Re: [PATCH v2] KVM: Don't actually set a request when evicting vCPUs for GFN cache invd

Sean Christopherson <seanjc@xxxxxxxxxx> · Fri, 25 Feb 2022 16:13:27 +0000

On Fri, Feb 25, 2022, Woodhouse, David wrote:
> On Wed, 2022-02-23 at 16:53 +0000, Sean Christopherson wrote:
> > Don't actually set a request bit in vcpu->requests when making a request
> > purely to force a vCPU to exit the guest.  Logging a request but not
> > actually consuming it would cause the vCPU to get stuck in an infinite
> > loop during KVM_RUN because KVM would see the pending request and bail
> > from VM-Enter to service the request.
> 
> Hm, it might be that we *do* want to do some work.
> 
> I think there's a problem with the existing kvm_host_map that we
> haven't yet resolved with the new gfn_to_pfn_cache.
> 
> Look for the calls to 'kvm_vcpu_unmap(…, true)' in e.g. vmx/nested.c
> 
> Now, what if a vCPU is in guest mode, doesn't vmexit back to the L1,
> its userspace thread takes a signal and returns to userspace.
> 
> The pages referenced by those maps may have been written, but because
> the cache is still valid, they haven't been marked as dirty in the KVM
> dirty logs yet.
> 
> So, a traditional live migration workflow once it reaches convergence
> would pause the vCPUs, copy the final batch of dirty pages to the
> destination, then destroy the VM on the source.
> 
> And AFAICT those mapped pages don't actually get marked dirty until
> nested_vmx_free_cpu() calls vmx_leave_nested().
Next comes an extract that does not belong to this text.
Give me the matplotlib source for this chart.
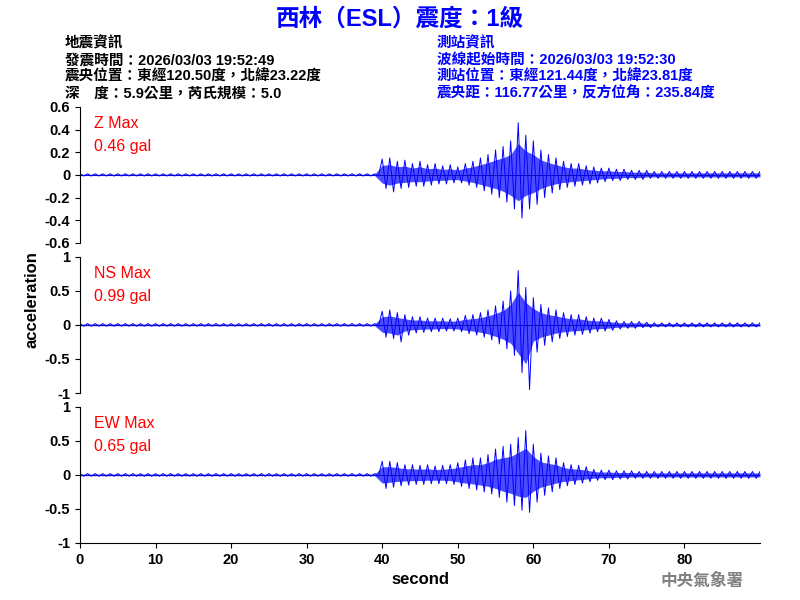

Which will probably
> trigger the dirty log WARN now, since there's no active vCPU context
> for logging, right?
> 
> And the latest copy of those pages never does get copied to the
> destination.
> 
> Since I didn't spot that problem until today, the pfn_to_gfn_cache
> design inherited it too. The 'dirty' flag remains set in the GPC until
> a subsequent revalidate or explicit unmap.
> 
> Since we need an active vCPU context to do dirty logging (thanks, dirty
> ring)... and since any time vcpu_run exits to userspace for any reason
> might be the last time we ever get an active vCPU context... I think
> that kind of fundamentally means that we must flush dirty state to the
> log on *every* return to userspace, doesn't it?

I would rather add a variant of mark_page_dirty_in_slot() that takes a vCPU, which
we whould have in all cases.  I see no reason to require use of kvm_get_running_vcpu().